The Special Needs Trust allows a parent, grandparent or guardian to provide funds for a disabled child without disrupting the child's eligibility for government aid. This type of estate planning benefits parents of adult children with special needs or the spouse of a disabled adult, as they tend to be the primary caregiver(s).
A plan must be in place in the event that the primary family caregiver passes away first to ensure the adult child or disabled spouse is taken care of with regard to financial, residential and health care matters.
Here at The Elder & Disability Law Firm we work with you and your loved ones to establish a plan that reassures their education, housing and other needs are taken care of. We understand that parents of special needs children or spouses face an even greater imperative to do this essential planning. The good news, is that setting one up is a fairly simple process.
HOW THE SPECIAL NEEDS TRUST WORKS
During your lifetime, you can serve as Trustee and remain in complete control over your loved one’s finances. Should you die, however, your Successor Trustees will step in and take care of the finances on your behalf. Unlike the guardian, a probate court might appoint, your Successor Trustee is someone you know and trust.
Relatives or close family friends can be appointed to supervise finances. To work with financial institutions and manage the estate, you may also want a trusted financial advisor to serve as Trustee.
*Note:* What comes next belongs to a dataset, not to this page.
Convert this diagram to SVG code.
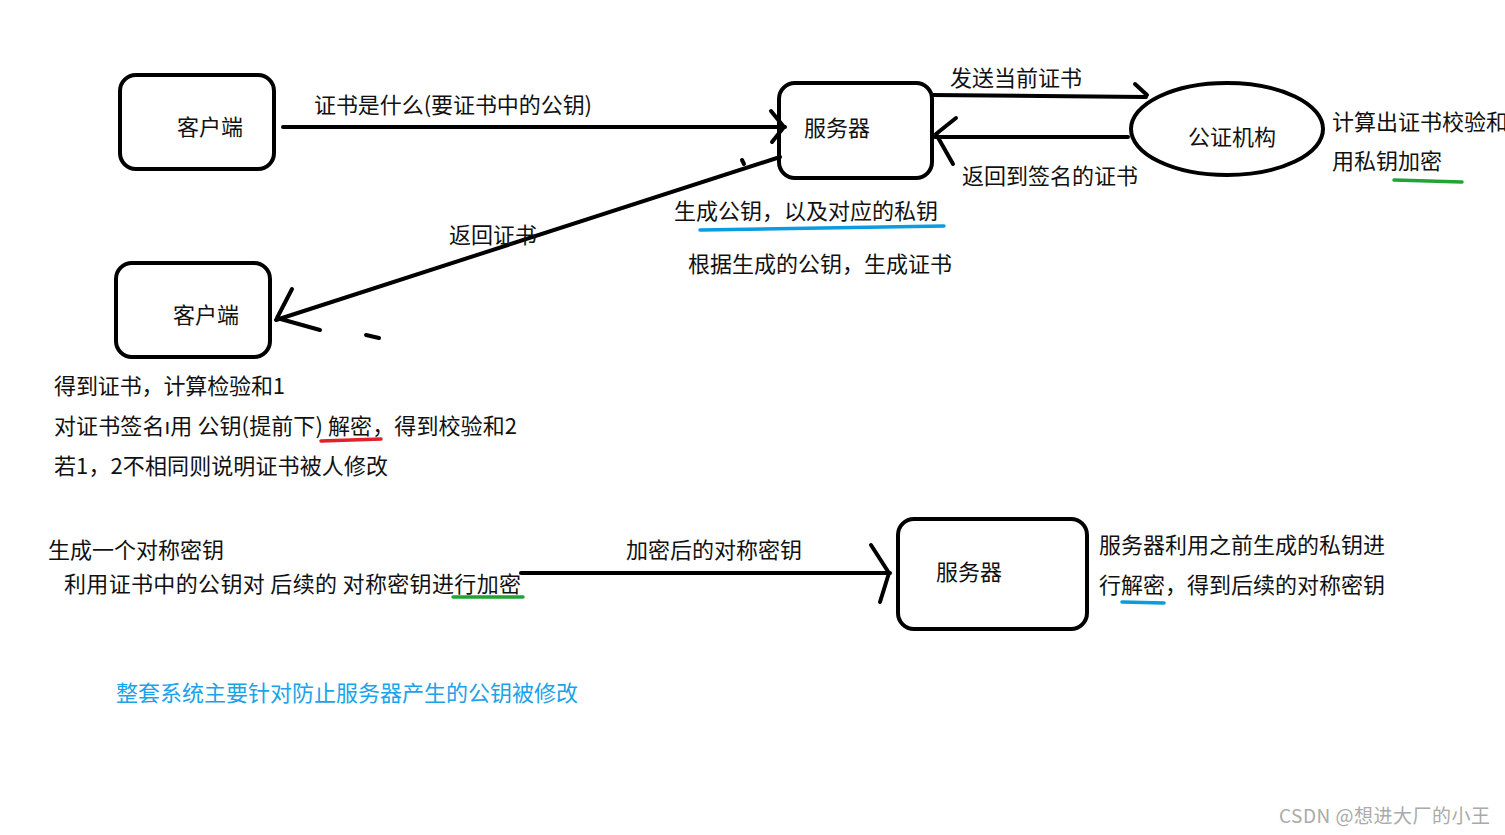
<svg xmlns="http://www.w3.org/2000/svg" width="1505" height="835" viewBox="0 0 1505 835">
<style>
.t{font-family:"Noto Sans CJK SC","Noto Sans",sans-serif;font-size:22px;fill:#111}
.box{fill:none;stroke:#000;stroke-width:4}
.ln{fill:none;stroke:#000;stroke-width:4;stroke-linecap:round;stroke-linejoin:round}
.ul{fill:none;stroke-width:3.5;stroke-linecap:round}
</style>
<rect width="1505" height="835" fill="#fff"/>
<g id="client1"><rect class="box" x="120" y="75" width="154" height="94" rx="16"/><text class="t" x="177" y="135">客户端</text></g>
<g id="server1"><rect class="box" x="779" y="83" width="153" height="95" rx="16"/><text class="t" x="804" y="136">服务器</text></g>
<g id="ca"><ellipse class="box" cx="1227" cy="129" rx="96" ry="46"/><text class="t" x="1188" y="145">公证机构</text></g>
<g id="client2"><rect class="box" x="116" y="263" width="154" height="94" rx="16"/><text class="t" x="173" y="323">客户端</text></g>
<g id="server2"><rect class="box" x="898" y="519" width="189" height="110" rx="16"/><text class="t" x="936" y="580">服务器</text></g>
<g id="connectors">
<path class="ln" d="M283 127 L785 127"/>
<path class="ln" d="M771 111 L784 127 L772 142"/>
<path class="ln" d="M932 95 L1146 97"/>
<path class="ln" d="M1135 84 L1147 95"/>
<path class="ln" d="M1128 137 L935 137"/>
<path class="ln" d="M956 118 L936 134 L953 164"/>
<path class="ln" d="M780 157 L276 320"/>
<path class="ln" d="M292 289 L277 318 L320 330"/>
<path class="ln" d="M742 160 L744 164"/>
<path class="ln" d="M366 335 L379 338"/>
<path class="ln" d="M521 573 L890 573"/>
<path class="ln" d="M871 545 L889 573 L880 602"/>
</g>
<g id="labels">
<text class="t" x="314" y="113" textLength="278" lengthAdjust="spacing">证书是什么(要证书中的公钥)</text>
<text class="t" x="950" y="86">发送当前证书</text>
<text class="t" x="962" y="184">返回到签名的证书</text>
<text class="t" x="1332" y="130">计算出证书校验和</text>
<text class="t" x="1332" y="169">用私钥加密</text>
<text class="t" x="449" y="243">返回证书</text>
<text class="t" x="674" y="219">生成公钥，以及对应的私钥</text>
<text class="t" x="688" y="272">根据生成的公钥，生成证书</text>
<text class="t" x="54" y="394" textLength="231" lengthAdjust="spacing">得到证书，计算检验和1</text>
<text class="t" x="54" y="434" textLength="463" lengthAdjust="spacing">对证书签名ı用 公钥(提前下) 解密，得到校验和2</text>
<text class="t" x="54" y="474" textLength="334" lengthAdjust="spacing">若1，2不相同则说明证书被人修改</text>
<text class="t" x="48" y="558">生成一个对称密钥</text>
<text class="t" x="64" y="592" textLength="457" lengthAdjust="spacing">利用证书中的公钥对 后续的 对称密钥进行加密</text>
<text class="t" x="626" y="558">加密后的对称密钥</text>
<text class="t" x="1099" y="553">服务器利用之前生成的私钥进</text>
<text class="t" x="1099" y="593">行解密，得到后续的对称密钥</text>
<text class="t" x="116" y="701" style="fill:#1aa3e8">整套系统主要针对防止服务器产生的公钥被修改</text>
<text class="t" x="1279" y="823" style="fill:#aaa;font-size:19px" textLength="211" lengthAdjust="spacing">CSDN @想进大厂的小王</text>
</g>
<g id="underlines">
<path class="ul" stroke="#21a336" d="M1394 180 L1462 182"/>
<path class="ul" stroke="#0a9be0" d="M700 230 L944 226"/>
<path class="ul" stroke="#e0202a" d="M321 441 L381 439"/>
<path class="ul" stroke="#21a336" d="M453 597 L523 597"/>
<path class="ul" stroke="#0a9be0" d="M1122 602 L1164 603"/>
</g>
</svg>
As part of setting up a Special Needs Trust, you will provide detailed written instructions to direct your Trustees' activities. By law, Trustees must follow these instructions. Best of all, the Special Needs Trust will preserve your loved one’s eligibility for federal, state and charitable benefit programs. This is accomplished by providing that the funds can only be withdrawn from the trust for purposes other than those covered under the governmental and private benefit programs.